In NMR spectroscopy, enantiomers give the exact same spectrum (1H or heteronuclear) because the corresponding nuclei in both enantiomeric environments have the exact same electronic surrounding, resulting in the same chemical shift. There is a very elegant method to reveal enantiomers in NMR spectroscopy. With a chiral derivatizing agent (CDA) you can transform an enantiomer into a diastereomer. Diastereomers have different electronic structure and therefore can be distinguished with NMR spectroscopy. So, what you do is to find a chiral auxiliary to use it as a CDA to react with your compound of interest.
I found that both enantiomers of tartaric acid (1a/1b) react in an acid base process with (S)-1-phenylethlyamine (2) to form the salts 3a and 3b, respectively, which are diastereomers (scheme 1). This reaction can be done in an NMR tube and figure 1 shows the proton NMR spectrum of 3a and 3b in DMSO-d6.
The CHOH singlet of the diastereomers 3a and 3b differ in its chemical shift by Δδ = |4.008 – 4.022| ppm = 0.014 ppm. The difference is not too immense, because we have only made a small change to the molecular structure, but now compare the 1D proton spectra of the enantiomers of tartaric acid 1a and 1b in figure 2.
Here, the singlet corresponding to the CH atoms differs only about Δδ = |4.311 – 4.312| ppm = 0.001 ppm, so technically both have the same chemical shift (which matches the theory).

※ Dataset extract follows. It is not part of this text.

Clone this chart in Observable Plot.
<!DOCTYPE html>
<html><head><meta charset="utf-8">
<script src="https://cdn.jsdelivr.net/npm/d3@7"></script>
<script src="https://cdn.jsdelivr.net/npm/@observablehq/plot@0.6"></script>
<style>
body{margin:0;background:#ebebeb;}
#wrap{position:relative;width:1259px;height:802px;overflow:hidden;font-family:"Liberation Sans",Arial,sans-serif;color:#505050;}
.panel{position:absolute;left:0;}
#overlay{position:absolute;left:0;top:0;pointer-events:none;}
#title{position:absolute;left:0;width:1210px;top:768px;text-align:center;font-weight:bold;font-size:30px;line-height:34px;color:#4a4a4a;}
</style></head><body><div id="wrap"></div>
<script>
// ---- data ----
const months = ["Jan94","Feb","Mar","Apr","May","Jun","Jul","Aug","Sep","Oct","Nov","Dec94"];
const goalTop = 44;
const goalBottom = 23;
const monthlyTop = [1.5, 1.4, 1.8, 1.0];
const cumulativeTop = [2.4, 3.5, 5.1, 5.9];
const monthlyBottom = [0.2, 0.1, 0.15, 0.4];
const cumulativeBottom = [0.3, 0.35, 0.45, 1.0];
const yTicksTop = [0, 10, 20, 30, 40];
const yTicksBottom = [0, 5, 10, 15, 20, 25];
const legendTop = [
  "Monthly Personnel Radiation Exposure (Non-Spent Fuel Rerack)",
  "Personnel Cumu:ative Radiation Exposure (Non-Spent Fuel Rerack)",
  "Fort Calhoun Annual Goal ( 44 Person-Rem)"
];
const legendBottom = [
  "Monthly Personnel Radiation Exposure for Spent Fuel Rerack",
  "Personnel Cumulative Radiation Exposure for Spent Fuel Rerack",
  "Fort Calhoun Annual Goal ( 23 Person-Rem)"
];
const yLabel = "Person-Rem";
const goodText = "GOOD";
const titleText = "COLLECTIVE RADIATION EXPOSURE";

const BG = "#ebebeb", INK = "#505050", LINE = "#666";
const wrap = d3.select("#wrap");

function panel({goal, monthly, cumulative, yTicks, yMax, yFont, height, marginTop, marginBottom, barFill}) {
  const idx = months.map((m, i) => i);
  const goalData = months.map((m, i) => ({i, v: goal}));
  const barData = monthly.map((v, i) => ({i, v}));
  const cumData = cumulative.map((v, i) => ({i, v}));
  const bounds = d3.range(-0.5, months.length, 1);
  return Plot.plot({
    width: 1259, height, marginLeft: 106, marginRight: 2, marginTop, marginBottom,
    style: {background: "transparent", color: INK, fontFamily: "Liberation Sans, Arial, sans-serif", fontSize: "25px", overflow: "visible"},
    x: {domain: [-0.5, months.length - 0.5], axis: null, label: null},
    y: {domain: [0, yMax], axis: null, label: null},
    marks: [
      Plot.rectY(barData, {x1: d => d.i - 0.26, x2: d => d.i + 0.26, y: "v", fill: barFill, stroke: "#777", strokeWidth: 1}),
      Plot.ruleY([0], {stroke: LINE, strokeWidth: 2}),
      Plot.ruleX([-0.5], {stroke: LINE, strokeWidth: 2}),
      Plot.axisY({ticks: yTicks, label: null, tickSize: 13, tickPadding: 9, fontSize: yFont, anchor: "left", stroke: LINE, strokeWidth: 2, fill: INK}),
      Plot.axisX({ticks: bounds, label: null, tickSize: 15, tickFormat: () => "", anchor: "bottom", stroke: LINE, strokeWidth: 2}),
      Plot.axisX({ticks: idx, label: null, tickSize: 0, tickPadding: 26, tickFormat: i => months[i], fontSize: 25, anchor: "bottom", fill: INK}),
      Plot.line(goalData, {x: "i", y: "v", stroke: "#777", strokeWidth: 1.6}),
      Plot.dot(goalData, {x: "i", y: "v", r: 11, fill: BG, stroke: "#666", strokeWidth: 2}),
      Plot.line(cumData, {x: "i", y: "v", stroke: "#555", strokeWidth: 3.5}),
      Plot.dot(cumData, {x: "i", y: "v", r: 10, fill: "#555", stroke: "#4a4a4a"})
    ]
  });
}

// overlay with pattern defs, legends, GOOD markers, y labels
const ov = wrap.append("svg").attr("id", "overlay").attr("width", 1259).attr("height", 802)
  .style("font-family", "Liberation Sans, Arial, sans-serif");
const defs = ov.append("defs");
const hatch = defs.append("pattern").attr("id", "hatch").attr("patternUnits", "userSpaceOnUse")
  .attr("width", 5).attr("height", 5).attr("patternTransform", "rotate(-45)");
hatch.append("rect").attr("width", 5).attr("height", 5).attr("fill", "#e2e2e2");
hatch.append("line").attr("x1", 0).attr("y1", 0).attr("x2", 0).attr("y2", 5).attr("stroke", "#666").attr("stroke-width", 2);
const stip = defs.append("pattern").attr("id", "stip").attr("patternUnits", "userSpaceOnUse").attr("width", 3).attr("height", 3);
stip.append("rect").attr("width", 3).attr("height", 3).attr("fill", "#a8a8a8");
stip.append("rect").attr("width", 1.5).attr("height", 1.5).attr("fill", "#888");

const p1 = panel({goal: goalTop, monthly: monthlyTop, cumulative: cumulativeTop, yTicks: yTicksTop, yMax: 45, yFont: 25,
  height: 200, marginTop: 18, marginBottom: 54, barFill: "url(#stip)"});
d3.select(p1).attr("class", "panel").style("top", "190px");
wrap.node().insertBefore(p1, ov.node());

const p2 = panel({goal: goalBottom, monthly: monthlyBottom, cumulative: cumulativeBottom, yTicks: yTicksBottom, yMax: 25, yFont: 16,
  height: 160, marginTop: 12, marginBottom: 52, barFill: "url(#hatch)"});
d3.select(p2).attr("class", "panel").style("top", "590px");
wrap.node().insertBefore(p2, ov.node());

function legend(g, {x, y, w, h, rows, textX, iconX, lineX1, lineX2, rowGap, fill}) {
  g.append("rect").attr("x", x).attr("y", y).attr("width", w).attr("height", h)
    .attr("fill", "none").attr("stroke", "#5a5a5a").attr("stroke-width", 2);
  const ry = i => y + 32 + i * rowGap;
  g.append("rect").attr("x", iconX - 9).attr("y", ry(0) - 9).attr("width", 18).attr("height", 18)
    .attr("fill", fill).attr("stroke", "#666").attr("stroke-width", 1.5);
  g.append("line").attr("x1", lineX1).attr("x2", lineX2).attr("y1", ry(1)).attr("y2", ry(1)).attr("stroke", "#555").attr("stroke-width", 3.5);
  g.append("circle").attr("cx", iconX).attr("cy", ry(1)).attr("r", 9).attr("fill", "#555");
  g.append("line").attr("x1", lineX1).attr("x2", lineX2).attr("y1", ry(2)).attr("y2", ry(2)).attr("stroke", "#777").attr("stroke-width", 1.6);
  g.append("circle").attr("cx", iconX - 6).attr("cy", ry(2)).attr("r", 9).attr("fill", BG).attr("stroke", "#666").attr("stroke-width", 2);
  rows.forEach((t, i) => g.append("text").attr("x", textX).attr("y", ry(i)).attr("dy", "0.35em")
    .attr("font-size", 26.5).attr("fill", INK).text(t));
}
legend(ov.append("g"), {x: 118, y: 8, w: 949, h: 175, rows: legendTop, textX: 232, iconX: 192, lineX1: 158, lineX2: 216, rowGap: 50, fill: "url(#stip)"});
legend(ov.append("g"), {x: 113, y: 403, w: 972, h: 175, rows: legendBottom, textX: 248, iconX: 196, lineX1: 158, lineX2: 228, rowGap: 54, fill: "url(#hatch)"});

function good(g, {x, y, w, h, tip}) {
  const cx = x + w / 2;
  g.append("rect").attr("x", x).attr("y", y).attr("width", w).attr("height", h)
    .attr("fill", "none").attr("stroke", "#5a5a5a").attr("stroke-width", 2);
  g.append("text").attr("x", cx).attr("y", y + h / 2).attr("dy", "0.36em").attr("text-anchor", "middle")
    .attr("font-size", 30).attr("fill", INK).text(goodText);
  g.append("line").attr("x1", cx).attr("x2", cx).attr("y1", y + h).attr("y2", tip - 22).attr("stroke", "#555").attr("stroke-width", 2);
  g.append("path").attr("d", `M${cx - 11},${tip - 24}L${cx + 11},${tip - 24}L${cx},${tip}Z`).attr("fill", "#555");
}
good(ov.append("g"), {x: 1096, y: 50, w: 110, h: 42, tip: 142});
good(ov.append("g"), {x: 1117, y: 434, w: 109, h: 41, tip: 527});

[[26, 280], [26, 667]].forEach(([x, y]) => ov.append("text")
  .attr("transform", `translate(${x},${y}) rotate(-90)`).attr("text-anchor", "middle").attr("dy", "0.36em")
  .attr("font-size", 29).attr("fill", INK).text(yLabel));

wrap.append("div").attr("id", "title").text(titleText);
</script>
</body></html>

Also, the “wavy-ish” baseline is due to the broad OH protons.
So, this is an example of how to use a chiral substance to turn enantiomers into diastereomers in order to make the stereochemistry visible in NMR spectroscopy. It’s also possible to determine the enantiomeric excess just with NMR spectroscopy (see Amine Chiral Analyzers for example), but that will be a topic for another blog post.
L. Mei, S. Jie. J. Ying, Res. Chem. Intermed. 2010, 36, 227–236.